Tulsa Police's new ' Stop Sticks'
Tuesday, August 30th 2005, 2:32 pm
News On 6
New information about a Tulsa woman who got into a police pursuit last week with her 4-year-old daughter in the car.
Tulsa Police originally believed the woman was under the influence of drugs or alcohol, but, have now learned she was not. They say it was a medical condition that caused her to drive so erratically.
News on 6 crime reporter Lori Fullbright explains how a new piece of equipment helped police stop the chase without anyone getting hurt.
The Tulsa Police Department just got some new stop sticks. The department received grant money to purchase 44 sets of stop sticks and within four days of getting them, they were used to save at least two lives and maybe more.
It happened last week when officers were trying to stop 22-year-old Danielle King[pictured] who was weaving all over the road, with her young daughter hanging out the passenger window. Tulsa Police officer Craig LaGrone threw out his new stop sticks and within seconds, her tires went flat. "It doesn't stop them, but, it kept her from getting up to speed and hurting herself or someone else."
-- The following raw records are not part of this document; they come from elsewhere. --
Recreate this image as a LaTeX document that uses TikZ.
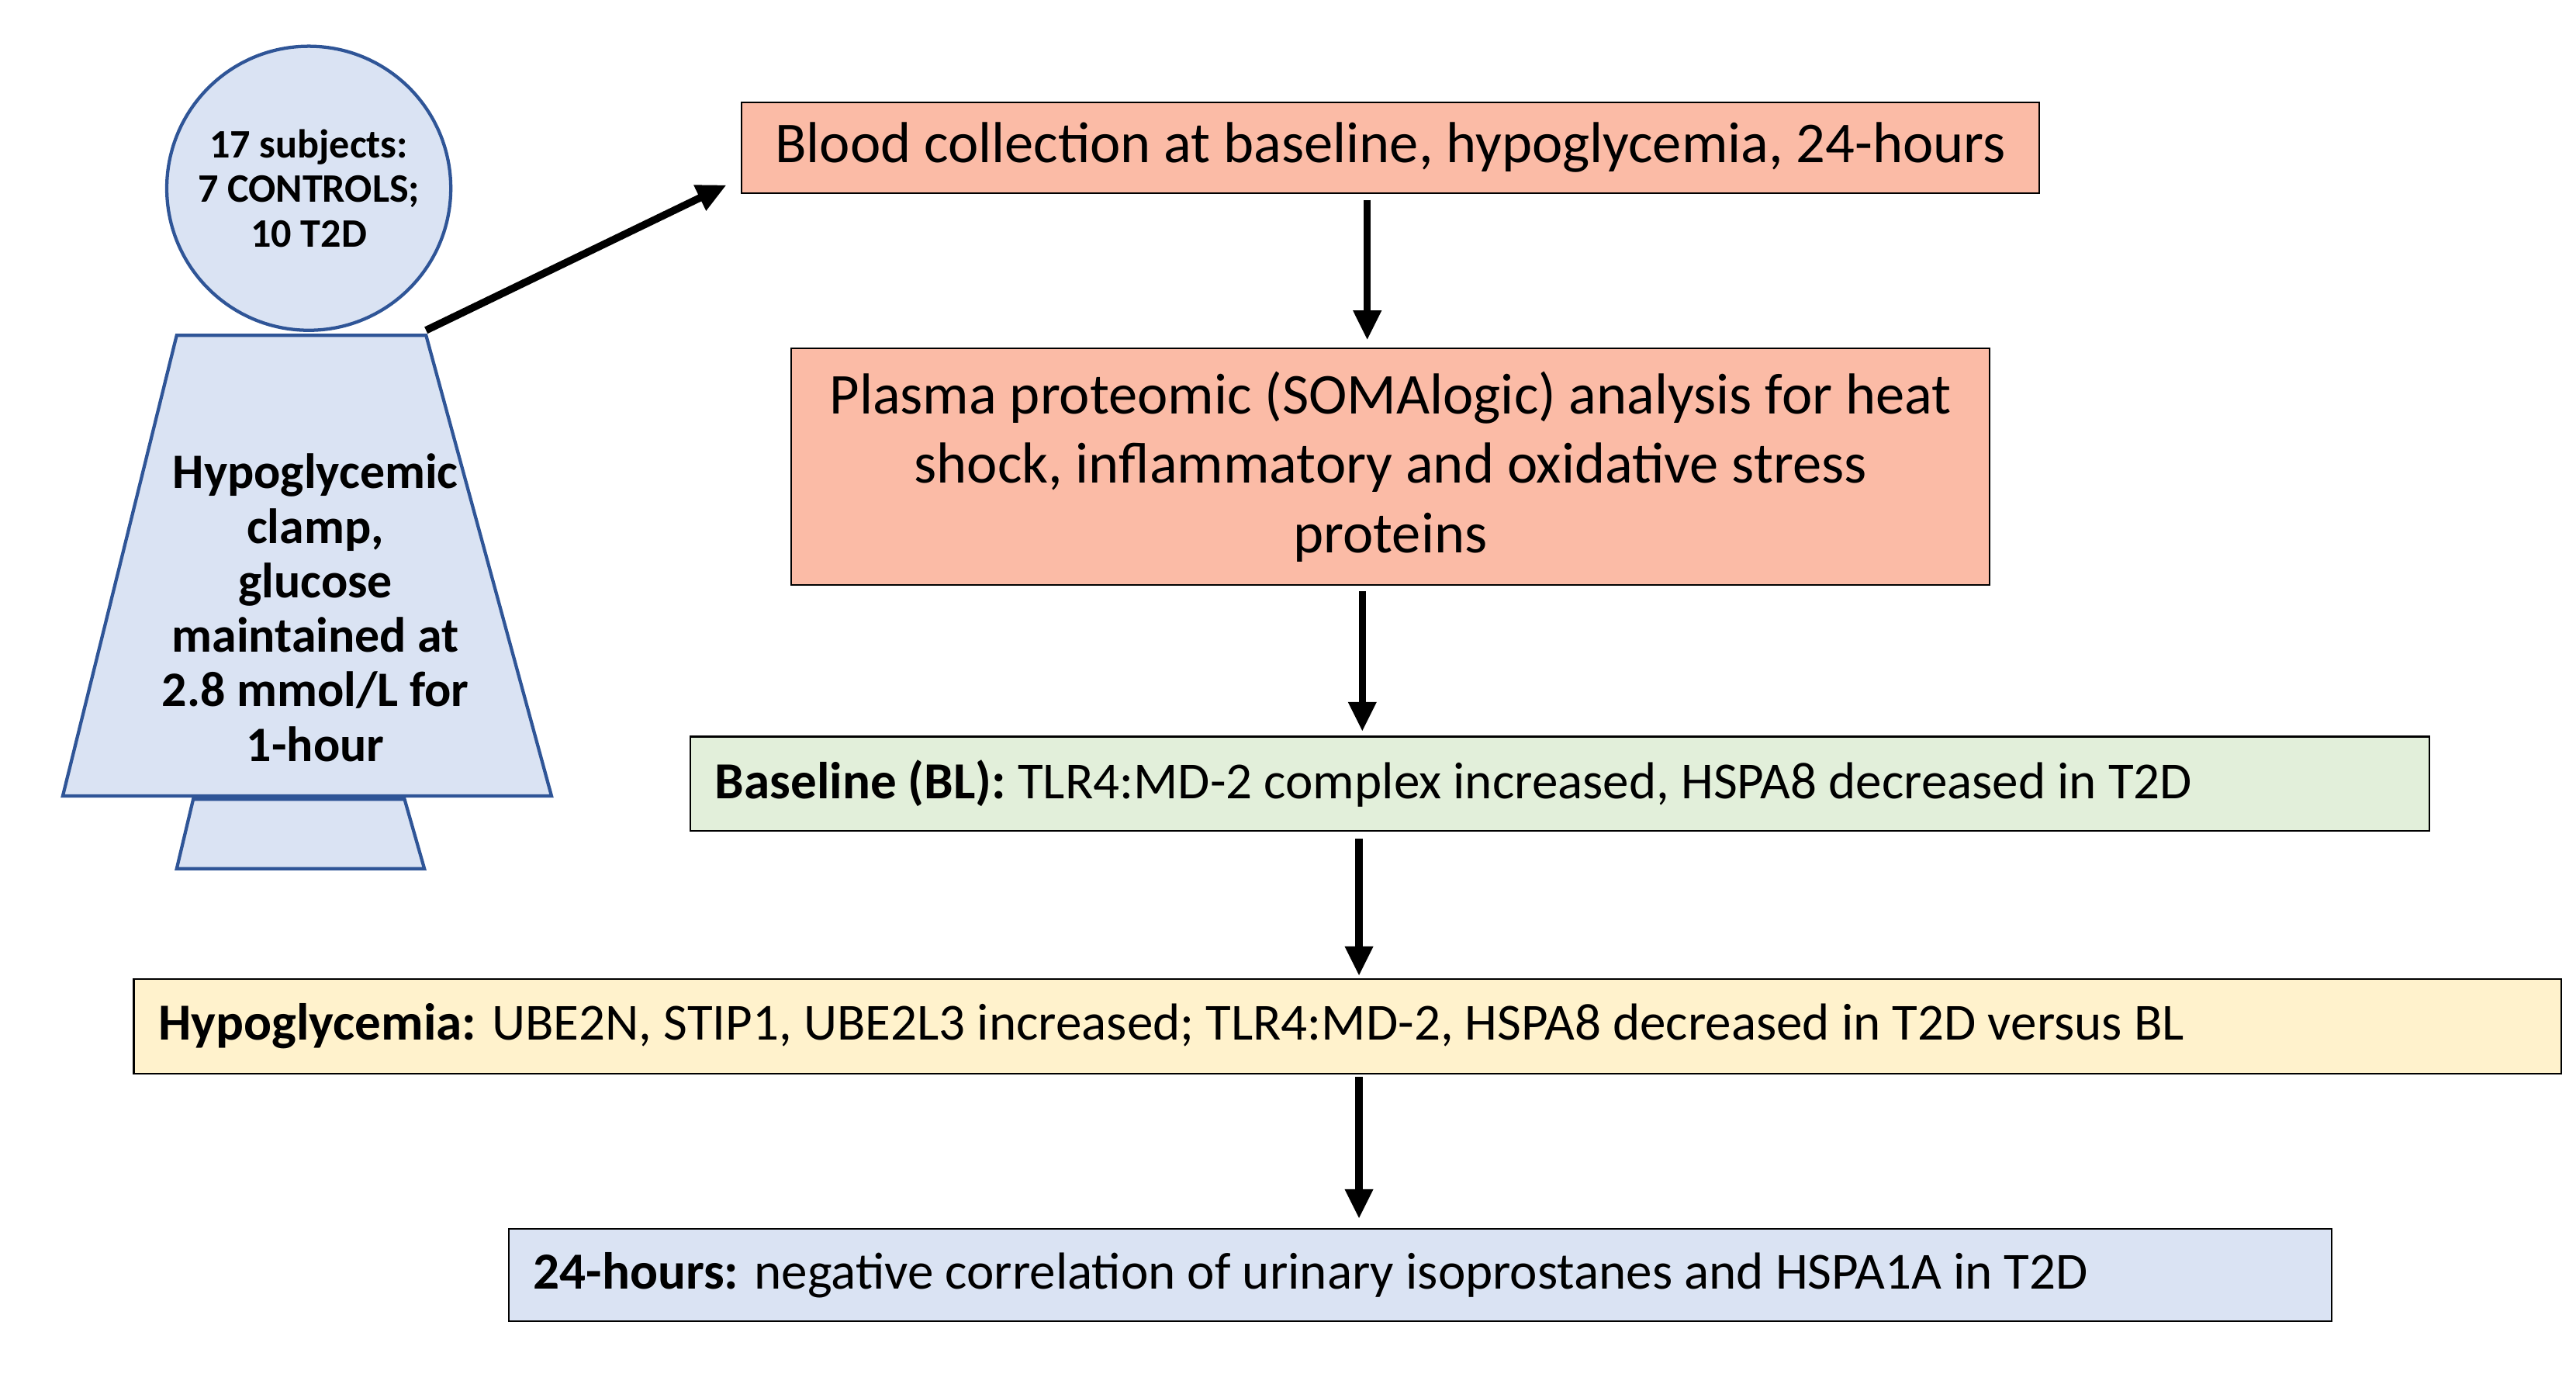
\documentclass[tikz,border=0pt]{standalone}
\usepackage{fontspec}
\setmainfont{Carlito}
\usetikzlibrary{arrows.meta}
\definecolor{salm}{HTML}{FBBBA6}
\definecolor{grn}{HTML}{E2EFDA}
\definecolor{yel}{HTML}{FFF2CC}
\definecolor{lblue}{HTML}{DAE3F3}
\definecolor{edgeb}{HTML}{2F5597}
\tikzset{
  box/.style={draw=black, line width=1pt, inner sep=0pt, font=\fontsize{35}{42}\selectfont},
  lbox/.style={box, font=\fontsize{31.5}{38}\selectfont},
  arr/.style={-{Triangle[length=18pt,width=16pt]}, line width=4.5pt},
}
\newcommand{\lft}[2]{\makebox[#1][l]{\hspace{15pt}#2}}
\begin{document}
\begin{tikzpicture}[x=1pt,y=-1pt]
\useasboundingbox (0,0) rectangle (1560,842);
% person
\draw[edgeb, fill=lblue, line width=2pt] (117,484) -- (245,484) -- (257,526) -- (107,526) -- cycle;
\draw[edgeb, fill=lblue, line width=2pt] (107,203) -- (258,203) -- (334,482) -- (38,482) -- cycle;
\node[circle, draw=edgeb, fill=lblue, line width=2pt, minimum size=172pt, inner sep=0pt,
  align=center, font=\bfseries\fontsize{24.5}{27}\selectfont] (head) at (187,114)
  {17 subjects:\\7 CONTROLS;\\10 T2D};
\node[align=center, font=\bfseries\fontsize{30}{33}\selectfont] (body) at (191,368)
  {Hypoglycemic\\clamp,\\glucose\\maintained at\\2.8 mmol/L for\\1-hour};
\coordinate (shoulder) at (258,200);
% boxes
\node[box, fill=salm, minimum width=786pt, minimum height=55pt] (b1) at (842,89.5)
  {Blood collection at baseline, hypoglycemia, 24-hours};
\node[box, fill=salm, minimum width=726pt, minimum height=143pt, align=center] (b2) at (842,282.5)
  {Plasma proteomic (SOMAlogic) analysis for heat\\shock, inflammatory and oxidative stress\\proteins};
\node[lbox, fill=grn, minimum height=57pt] (b3) at (944.5,474.5)
  {\lft{1053pt}{\textbf{Baseline (BL):} TLR4:MD-2 complex increased, HSPA8 decreased in T2D}};
\node[lbox, fill=yel, minimum height=57pt] (b4) at (816,621.5)
  {\lft{1470pt}{\textbf{Hypoglycemia:} UBE2N, STIP1, UBE2L3 increased; TLR4:MD-2, HSPA8 decreased in T2D versus BL}};
\node[lbox, fill=lblue, minimum height=56pt] (b5) at (860,772)
  {\lft{1104pt}{\textbf{24-hours:} negative correlation of urinary isoprostanes and HSPA1A in T2D}};
% arrows
\draw[arr] (shoulder) -- (440,112);
\draw[arr] (828,121) -- (828,206);
\draw[arr] (825,358) -- (825,443);
\draw[arr] (823,508) -- (823,591);
\draw[arr] (823,652) -- (823,738);
\end{tikzpicture}
\end{document}
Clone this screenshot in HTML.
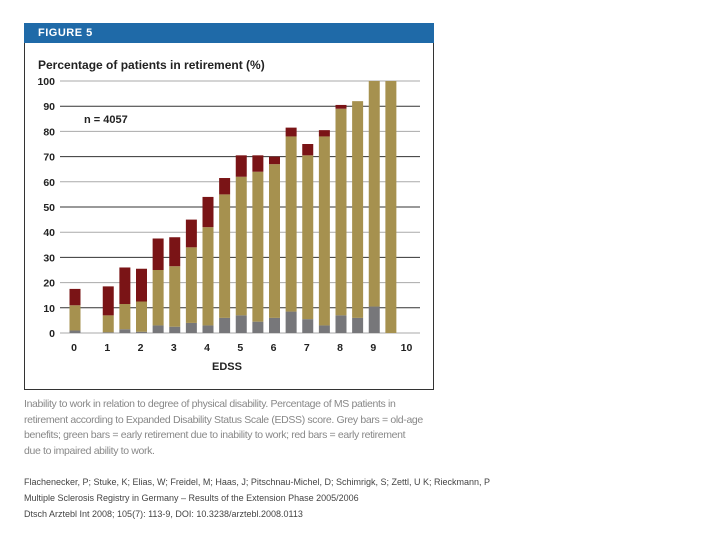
<!DOCTYPE html>
<html><head><meta charset="utf-8"><style>
body{margin:0;width:720px;height:540px;background:#fff;position:relative;overflow:hidden;font-family:"Liberation Sans",sans-serif}
.abs{position:absolute}
</style></head><body>
<div class="abs" style="left:24px;top:23px;width:408px;height:366px;border:1px solid #333;border-top:none"></div>
<div class="abs" style="left:24px;top:23px;width:410px;height:20px;background:#1f6aa8;color:#fff;font-weight:bold;font-size:11px;line-height:20px;padding-left:14px;box-sizing:border-box;letter-spacing:0.5px">FIGURE 5</div>
<svg class="abs" style="left:0;top:0" width="720" height="540">
<text x="38" y="69" font-size="12" font-weight="bold" fill="#222">Percentage of patients in retirement (%)</text>
<text x="84" y="123" font-size="11" font-weight="bold" fill="#222">n = 4057</text>
<text x="212" y="370" font-size="11" font-weight="bold" fill="#222">EDSS</text>
<g id="g"></g>
</svg>
<div class="abs" style="left:24px;top:397px;font-size:10.5px;line-height:15.5px;color:#888;white-space:nowrap;letter-spacing:-0.35px">Inability to work in relation to degree of physical disability. Percentage of MS patients in<br>retirement according to Expanded Disability Status Scale (EDSS) score. Grey bars = old-age<br>benefits; green bars = early retirement due to inability to work; red bars = early retirement<br>due to impaired ability to work.</div>
<div class="abs" style="left:24px;top:474px;font-size:9px;line-height:16px;color:#444;white-space:nowrap">Flachenecker, P; Stuke, K; Elias, W; Freidel, M; Haas, J; Pitschnau-Michel, D; Schimrigk, S; Zettl, U K; Rieckmann, P<br>Multiple Sclerosis Registry in Germany – Results of the Extension Phase 2005/2006<br>Dtsch Arztebl Int 2008; 105(7): 113-9, DOI: 10.3238/arztebl.2008.0113</div>
<script>
const categories=[0,1,1.5,2,2.5,3,3.5,4,4.5,5,5.5,6,6.5,7,7.5,8,8.5,9,9.5];
const greyValues=[1,0.3,1.5,0.5,3,2.5,4,3,6,7,4.5,6,8.5,5.5,3,7,6,10.5,0];
const greenTops=[11,7,11.5,12.5,25,26.5,34,42,55,62,64,67,78,70.5,78,89,92,100,100];
const totals=[17.5,18.5,26,25.5,37.5,38,45,54,61.5,70.5,70.5,70,81.5,75,80.5,90.5,92,100,100];
const yTicks=[0,10,20,30,40,50,60,70,80,90,100];
const xTicks=[0,1,2,3,4,5,6,7,8,9,10];
const ns="http://www.w3.org/2000/svg",g=document.getElementById('g');
const y=v=>333-v*2.52, x=v=>75+v*33.25;
function mk(t,a){const e=document.createElementNS(ns,t);for(const k in a)e.setAttribute(k,a[k]);g.appendChild(e);return e;}
yTicks.forEach((t,i)=>{
 const l=mk('line',{x1:60,x2:420,y1:y(t),y2:y(t),stroke:i%2?'#333':'#aaa','stroke-width':1});
 
 
 const tx=mk('text',{x:55,y:y(t)+4,'font-size':10.5,'font-weight':'bold','text-anchor':'end',fill:'#222'});tx.textContent=t;
 
 
});
xTicks.forEach(t=>{
 const tx=mk('text',{x:x(t)-1,y:351,'font-size':10.5,'font-weight':'bold','text-anchor':'middle',fill:'#222'});tx.textContent=t;
 
 
});
categories.forEach((c,i)=>{
 const cx=x(c),w=11;
 const segs=[[0,greyValues[i],'#77777a','bar-grey'],[greyValues[i],greenTops[i],'#a6914f','bar-green'],[greenTops[i],totals[i],'#7a1416','bar-red']];
 segs.forEach(s=>{ if(s[1]-s[0]<=0)return;
  const r=mk('rect',{x:cx-w/2,y:y(s[1]),width:w,height:y(s[0])-y(s[1]),fill:s[2]});
  
  
 });
});
</script>
</body></html>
The department used to have these road spikes. But they were quick or easy to deploy and officers had to stand just 10 feet from the road, so they were used in only three percent of the city's pursuits. The new ones can be deployed in a matter of seconds and there's 80 feet of cord so officers can stay well out of the line of swerving cars.
Tulsa Police officer Jason Willingham: "If you're going fast enough to roll over a piece of Styrofoam, all the way up to, I think the fastest that's been clocked is 150 miles an hour."
Once the spikes leave the strip and enter the tire, the stop sticks are sent back to the company and they send a replacement set back to the department for five years. Officers say it's a solid investment in keeping citizens, officers and suspects safe.
Tulsa averages 160 pursuits each year. And, national statistics show about 40 percent of all pursuits end in collisions.
Tulsa Police hope they can eventually buy enough stop sticks for all 400 patrol units in hopes that high speed; dangerous pursuits will become a thing of the past.